You are eligible to join the class action as a group member if you directly or through your Self-Managed-Super-Fund (SMSF):

  1. held Notes issued by Wickham Securities as at 21 December 2012; and
  2. have suffered financial loss as a result.

If you are eligible, you can join the class action and become a group member by signing a client agreement with Shine Lawyers and a litigation funding agreement with Litman Holdings, the litigation funder. Please contact us to do so or to get further information about the action.

You are not eligible to join the class action if you invested in other Sherwin entities, such as Astor Funds or Reacroft but did not hold notes issued by Wickham Securities as at 21 December 2012.
In a class action, the plaintiffs are a group of people represented by a lead plaintiff. In this case, a group of Wickham Securities noteholders are being represented by the lead Plaintiffs, Mr Graeme and Mrs Marion Clarke.

As the claims of all the Group Members involve many common questions of fact and law, bringing a class action reduces the aggregate cost of litigation to a client by only addressing the common issues once at trial instead of multiple times.
If you have already become a Group Member by signing a funding agreement with Litman Holdings and a client agreement with Shine Lawyers, you do not need to do anything further at this point.

The lead Plaintiffs will continue to bring the class action on your behalf until the Court has determined all the common question between the Plaintiffs and the Group Members.
If you invested in notes issued by Wickham Securities through your SMSF, your SMSF may be the party to the action and not you as it was the entity that suffered financial loss.

For this reason, we recommend that you keep your SMSF open until we can be certain that closing down your SMSF will not adversely affect your entitlement to make a claim.
From time to time, you may receive notices from the liquidator, PPB Advisory, indicating an intention to declare a dividend and to submit a proof of debt.

We recommend that you do this and that you contact PPB Advisory directly if you require any assistance in completing the form. While the payment of the dividend will reduce the claim against Sandhurst, this is very minimal and will not adversely affect the claim against Sandhurst.
We believe we have a strong team and a strong case but it is not possible to predict the outcome of litigation or how long it will take. Litigation is inherently risky but we believe the chance of success is worth the risk.
Shine Lawyers are running the class action on a No Win No Fee basis. This means that Group Members will have no liability for legal costs if the class action is unsuccessful. Litman Holdings, the litigation funder, has agreed to pay some of the legal and other costs associated with the class action, including any adverse costs order under the funding agreement.

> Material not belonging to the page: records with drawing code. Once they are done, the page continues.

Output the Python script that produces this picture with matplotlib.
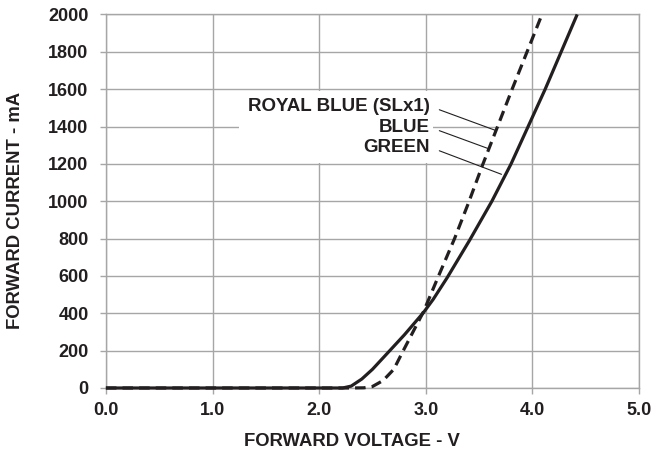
import matplotlib.pyplot as plt
from matplotlib.patches import Rectangle

plt.rcParams['font.family'] = ['Liberation Sans', 'DejaVu Sans']
plt.rcParams['font.weight'] = 'bold'

INK = '#231f20'
GRID = '#a6a6a6'

# solid curve (GREEN)
green_v = [0.0, 2.0, 2.22, 2.3, 2.4, 2.5, 2.63, 2.8, 2.98, 3.07,
           3.2, 3.41, 3.62, 3.80, 3.96, 4.12, 4.27, 4.42]
green_i = [0, 0, 0, 10, 48, 100, 180, 285, 405, 475,
           590, 790, 1000, 1200, 1400, 1600, 1800, 2000]

# dashed curve (ROYAL BLUE / BLUE)
blue_v = [0.0, 2.3, 2.42, 2.5, 2.6, 2.7, 2.78, 2.88, 2.98, 3.12,
          3.27, 3.40, 3.53, 3.67, 3.81, 3.95, 4.09]
blue_i = [0, 0, 1, 8, 40, 100, 190, 300, 410, 600,
          800, 990, 1190, 1395, 1600, 1800, 2000]

x_ticks = [0, 1, 2, 3, 4, 5]
y_ticks = list(range(0, 2001, 200))

labels = ['ROYAL BLUE (SLx1)', 'BLUE', 'GREEN']
label_y = [1508, 1396, 1289]
label_x = 3.04
pointer_xy = [(3.65, 1380), (3.58, 1283), (3.71, 1144)]

fig = plt.figure(figsize=(6.66, 4.51), dpi=100)
ax = fig.add_axes([0.159, 0.1397, 0.8005, 0.8283])

ax.plot(green_v, green_i, color=INK, lw=2.3, clip_on=False, zorder=3,
        solid_capstyle='butt')
ax.plot(blue_v, blue_i, color=INK, lw=2.3, ls=(0, (3.3, 1.9)), clip_on=False,
        zorder=3)

ax.set_xlim(0, 5)
ax.set_ylim(0, 2000)
ax.set_xticks(x_ticks)
ax.set_xticklabels([f'{v:.1f}' for v in x_ticks])
ax.set_yticks(y_ticks)
ax.set_axisbelow(True)
ax.grid(True, color=GRID, lw=1.0)
for s in ax.spines.values():
    s.set_color(GRID)
    s.set_linewidth(1.0)
ax.tick_params(direction='out', length=4, width=1.0, color=GRID,
               labelsize=13, labelcolor=INK)
ax.tick_params(axis='y', pad=8.5)
ax.tick_params(axis='x', pad=6)

ax.set_xlabel('FORWARD VOLTAGE - V', fontsize=13.3, color=INK, fontweight='bold')
ax.set_ylabel('FORWARD CURRENT - mA', fontsize=13.3, color=INK, fontweight='bold')
ax.xaxis.set_label_coords(0.4615, -0.12)
ax.yaxis.set_label_coords(-0.154, 0.476)

# white area behind the labels
ax.add_patch(Rectangle((1.25, 1205), 1.82, 385, facecolor='white',
                       edgecolor='none', zorder=1))

for txt, ty, xy in zip(labels, label_y, pointer_xy):
    ax.annotate(txt, xy=xy, xytext=(label_x, ty), ha='right', va='center',
                fontsize=13.5, fontweight='bold', color=INK, zorder=4,
                arrowprops=dict(arrowstyle='-', color=INK, lw=0.8,
                                relpos=(1, 0.5), shrinkA=5, shrinkB=0))

fig.savefig('out.png', dpi=100)
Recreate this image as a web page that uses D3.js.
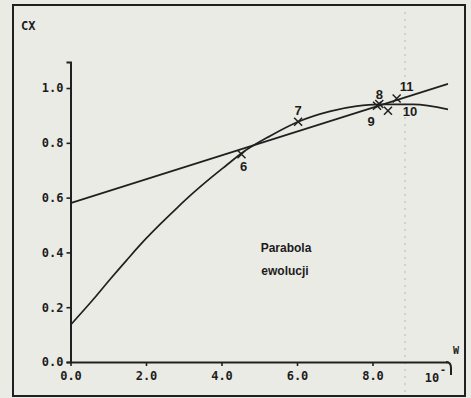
<!DOCTYPE html>
<html>
<head>
<meta charset="utf-8">
<script src="https://cdn.jsdelivr.net/npm/d3@7"></script>
<style>
  html, body { margin: 0; padding: 0; background: #ebebe5; }
  svg { display: block; }
  .tick-label { font-family: "DejaVu Sans Mono", monospace; font-weight: bold; font-size: 12px; fill: #1c1c1c; }
  .pt-label { font-family: "Liberation Sans", Arial, sans-serif; font-weight: bold; font-size: 13px; fill: #1c1c1c; }
  .note { font-family: "Liberation Sans", Arial, sans-serif; font-weight: bold; font-size: 12px; fill: #1c1c1c; }
</style>
</head>
<body>
<svg id="chart" width="471" height="398"></svg>
<script>
// axis ticks
const yTicks = [0, 0.2, 0.4, 0.6, 0.8, 1.0];
const xTicks = [0, 2, 4, 6, 8];

// parabola
const parabolaX = [0, 0.6, 1.05, 1.49, 1.93, 2.37, 2.81, 3.25, 3.7, 4.14, 4.53, 5.3, 6.03, 6.87, 7.58, 8.18, 9.08, 10];
const parabolaY = [0.135, 0.228, 0.302, 0.372, 0.44, 0.502, 0.561, 0.617, 0.67, 0.719, 0.762, 0.826, 0.877, 0.915, 0.934, 0.94, 0.94, 0.922];

// straight line end points
const lineX = [0, 10];
const lineY = [0.58, 1.015];

// numbered measurement points
const pointIds = ["6", "7", "8", "9", "10", "11"];
const pointX = [4.53, 6.03, 8.18, 8.12, 8.41, 8.64];
const pointY = [0.758, 0.877, 0.942, 0.935, 0.917, 0.962];

// label offsets in px from each marker
const LABEL_OFF = { "6": [2, 17], "7": [0, -7], "8": [0, -5], "9": [-6, 20], "10": [22, 5], "11": [10, -7] };

const svg = d3.select("#chart");
const x = d3.scaleLinear().domain([0, 10]).range([70.5, 448]);
const y = d3.scaleLinear().domain([0, 1.095]).range([362, 62]);
const INK = "#202020";

// outer frame
svg.append("rect").attr("x", 13).attr("y", 5).attr("width", 452).attr("height", 391)
    .attr("fill", "none").attr("stroke", INK).attr("stroke-width", 2);

// faint fold line of the scan
svg.append("line").attr("x1", 405).attr("x2", 405).attr("y1", 12).attr("y2", 392)
    .attr("stroke", "#b8b8b2").attr("stroke-width", 1).attr("stroke-dasharray", "2,5");

// y axis
svg.append("g").attr("transform", `translate(${x(0)},0)`)
    .call(d3.axisLeft(y).tickValues(yTicks).tickSize(4).tickPadding(3).tickFormat(d3.format(".1f")))
    .call(g => g.select(".domain").attr("stroke", INK).attr("stroke-width", 2))
    .call(g => g.selectAll(".tick line").attr("stroke", INK).attr("stroke-width", 1.6))
    .call(g => g.selectAll(".tick text").attr("class", "tick-label").attr("font-family", null).attr("font-size", null));

// x axis
svg.append("g").attr("transform", `translate(0,${y(0)})`)
    .call(d3.axisBottom(x).tickValues(xTicks).tickSize(4).tickSizeOuter(0).tickPadding(5).tickFormat(d3.format(".1f")))
    .call(g => g.select(".domain").attr("stroke", INK).attr("stroke-width", 2))
    .call(g => g.selectAll(".tick line").attr("stroke", INK).attr("stroke-width", 1.6))
    .call(g => g.selectAll(".tick text").attr("class", "tick-label").attr("font-family", null).attr("font-size", null));

// hook at the end of the x axis and the "10^-" label
const xe = x(10), y0 = y(0);
svg.append("path")
    .attr("d", `M${xe - 2},${y0} Q${xe + 3},${y0} ${xe + 3},${y0 + 6} L${xe + 3},${y0 + 13}`)
    .attr("fill", "none").attr("stroke", INK).attr("stroke-width", 2);
svg.append("text").attr("class", "tick-label").attr("x", xe - 16).attr("y", y0 + 20)
    .attr("text-anchor", "middle").text("10");
svg.append("text").attr("class", "tick-label").attr("x", xe - 5).attr("y", y0 + 11)
    .attr("text-anchor", "middle").style("font-size", "10px").text("-");
svg.append("text").attr("class", "tick-label").attr("x", xe + 8).attr("y", y0 - 8)
    .attr("text-anchor", "middle").style("font-size", "10px").text("W");

// y axis title
svg.append("text").attr("class", "tick-label").attr("x", 21).attr("y", 30).text("CX");

// curves
const pLine = d3.line().x(d => x(d[0])).y(d => y(d[1])).curve(d3.curveMonotoneX);
svg.append("path").datum(d3.zip(parabolaX, parabolaY)).attr("d", pLine)
    .attr("fill", "none").attr("stroke", INK).attr("stroke-width", 1.7);
svg.append("path").datum(d3.zip(lineX, lineY)).attr("d", d3.line().x(d => x(d[0])).y(d => y(d[1])))
    .attr("fill", "none").attr("stroke", INK).attr("stroke-width", 1.7);

// x markers with numbers
const pts = pointIds.map((id, i) => ({ id, x: pointX[i], y: pointY[i] }));
const mk = svg.append("g").selectAll("g").data(pts).join("g")
    .attr("transform", d => `translate(${x(d.x)},${y(d.y)})`);
mk.append("path").attr("d", "M-4,-4L4,4M-4,4L4,-4")
    .attr("stroke", INK).attr("stroke-width", 1.5);
mk.append("text").attr("class", "pt-label").attr("text-anchor", "middle")
    .attr("x", d => LABEL_OFF[d.id][0]).attr("y", d => LABEL_OFF[d.id][1]).text(d => d.id);

// annotation
svg.append("text").attr("class", "note").attr("x", 286).attr("y", 252).attr("text-anchor", "middle").text("Parabola");
svg.append("text").attr("class", "note").attr("x", 285).attr("y", 275).attr("text-anchor", "middle").text("ewolucji");
</script>
</body>
</html>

Shine Lawyers has agreed to await payment of part of the legal and other costs until the successful outcome of the action. If the class action is successful and a judgment of damages is awarded to the Group Members, then the costs and fees will be deducted from the amount of damages to be distributed to the Group Members.
It is not possible to give any indication at this stage as to how much you can expect to receive from the successful outcome of the class action.

It is of course in everyone’s interest to progress the claim in a way that ensures the greatest return to the investors who lost so much in the collapse of Wickham Securities.
The lawyers running this action at Shine Lawyers are led by Jan Saddler, a solicitor with more than 25 years’ experience in Australia and England in running large and complex legal disputes.

Jan has worked for one of the largest commercial law firms in Australia, where she was involved in a number of class actions and multi-party disputes. She has also worked at one of the largest global professional services firms, as an in-house lawyer running and managing disputes involving claims worth more than $250 million.